Contextual advertising is the channel. Contextual targeting is the method. Advertising covers the buying, the formats, the publishers, and the creative. Targeting covers the page-level signals (topic, entities, sentiment) used to decide which impression wins. Most buyers use the terms interchangeably.
Is contextual advertising the same as keyword advertising?
No. Keyword advertising matches ads to search queries on Google or Bing. Contextual advertising matches ads to the content of editorial pages, apps, and videos across the open web. Search ads need a query. Contextual ads need a page. The targeting models share roots but live in different inventory.
Does contextual advertising require cookies?
No. The targeting signal is the page itself, classified as non-personal data under GDPR and CPRA. That is why contextual budgets grew every year through cookie deprecation. Per IAB Europe research, contextual was the leading cookieless tactic for 56 percent of European buyers in 2023.
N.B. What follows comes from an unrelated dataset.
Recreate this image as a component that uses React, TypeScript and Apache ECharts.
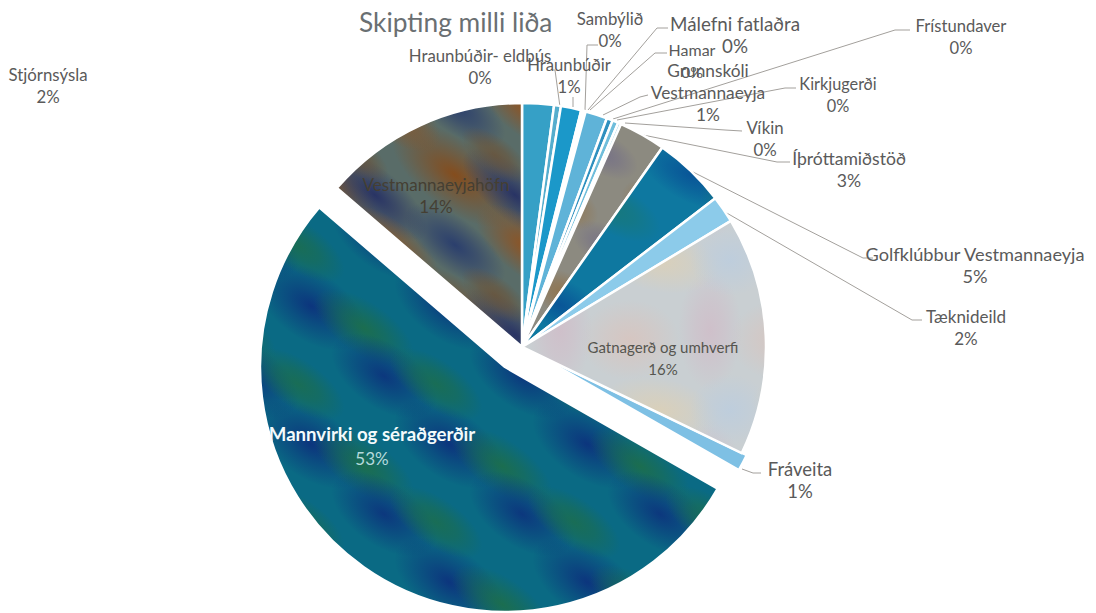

How effective is contextual advertising compared to behavioral?
Per a 2023 GumGum and Dentsu neuroscience study, contextually relevant ads drove 43 percent more neural engagement than behavioral ads on the same pages. Behavioral still wins on retargeting warm buyers. Contextual wins on prospecting, attention, and any cookieless inventory, which is most of the open web.
What are the largest contextual advertising platforms in 2026?
Google AdSense and DV360 lead at scale. Taboola and Outbrain dominate native contextual recommendations. GumGum, Seedtag, and Peer39 lead independent contextual on display, video, and premium publisher inventory. Most major DSPs integrate at least one third-party contextual provider for cookieless bidding.